On Fri, Mar 02, 2007 at 01:07:05AM -0500, Tony Nelson wrote:
> Also, if it were to always run:
> 
> Readahead-collector allocates memory in big chunks.  It uses lots of memory
> -- when I ran it, 39 MB of /var/log/readahead-rac.log (which produced about
> .33 MB of /etc/readahead.d/custom.* -- but see bz 230687).  (I note that
> readahead-collector will collect without limit, but that readahead will
> only use the first 32K entries.)  Thus, while readahead-collect uses too
> much memory now to run every time, if it used a better data structure, say
> a balanced tree, and parsed the audit data into the tree as the data
> arrived, it could use about 2% of what is currently does.

 It's not so easy. My first implementation has collected only paths, but
 this way is not reliable. You need to collect all events and parse it
 by libauparse, because every syscall produces three events (syscall,
 cwd and path) and the collector requires data from all three events. The
 order of events could be *random* and before parsing you need to
 all events for the syscall.

 I think a simple solution is reduce number of fields in events and
 store to memory simplificated event strings. I hope libauparse
 doesn't have care about number of fields. This way can save 80% of
 used memory (I think).

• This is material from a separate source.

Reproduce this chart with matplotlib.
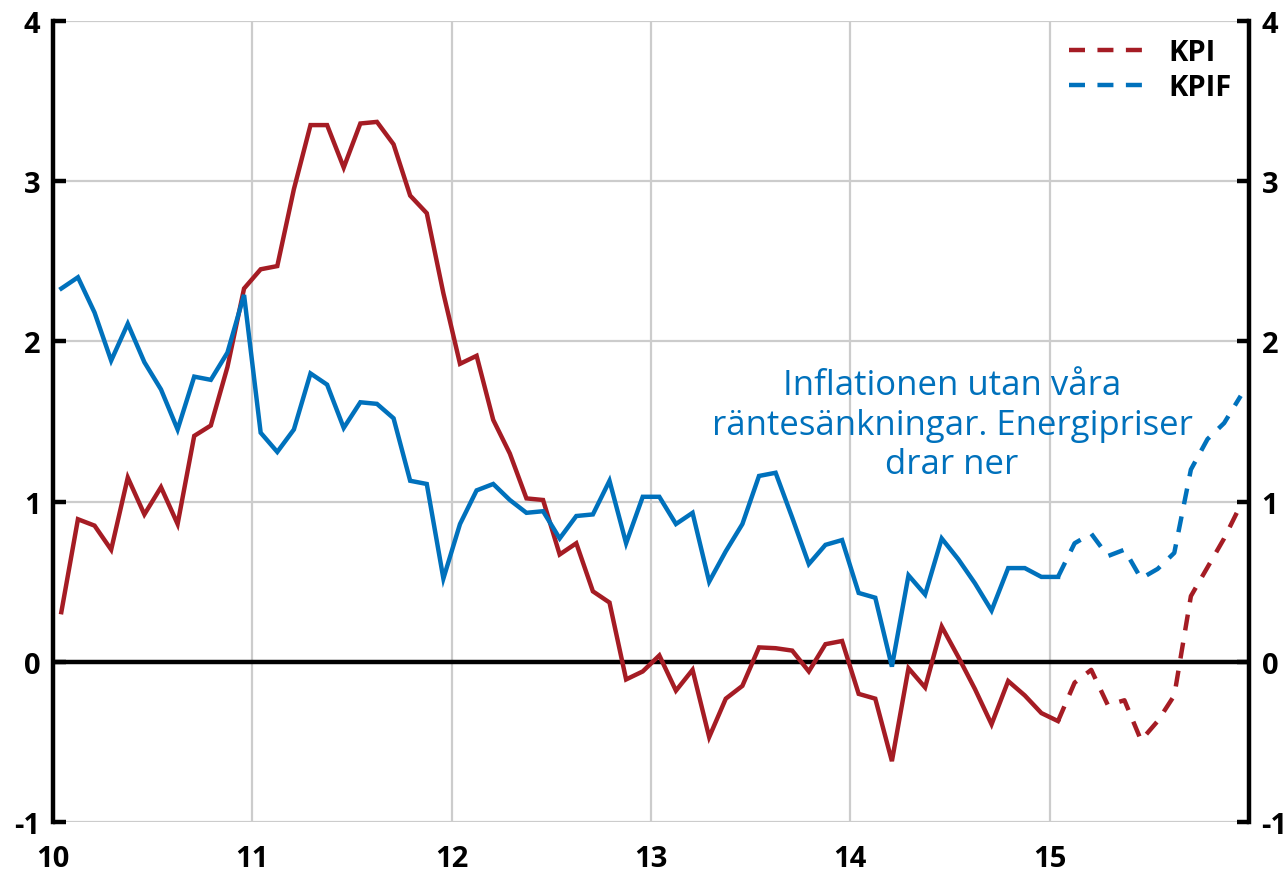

I'll try to implement it.

 Frankly, I'm not sure if 30MB of RAM is so big problem in particular
 case that readahead is effective solution for machines where is a lot of
 memory for kernel cache.

 But you're right that there is a place for optimization.

> Neither program seems to take account of the memory used by the files that
> are read, though readahead can report it. (Possibly readahead-collect
> should avoid the largest files, as they probably aren't mostly used and
> don't cause so much seeking.)

 Any example of really large file (during boot)?

> Readahead-collector runs for 5 minutes, so its output might need pruning if
> it ran each boot.  When run manually, one knows to start stuff up and then
> wait for readahead to finish.  BTW, the collection loop has a 30 second
> timeout that isn't being used.  It might be reasonable to stop collecting
> if no event has come in in that time.

 Good idea, but I'm pessimistic that there is 30s when system doesn't
 call open() :-)

> If readahead-collect could run automatically, readahead might request it
> for the next boot if "too many" files are not found (say, after a firefox
> update).

 Very good point.

 TODO updated:

    http://git.fedoraproject.org/?p=hosted/readahead;a=blob_plain;f=TODO;hb=HEAD

 Thanks.

        Karel

-- 
 Karel Zak  <kzak at redhat.com>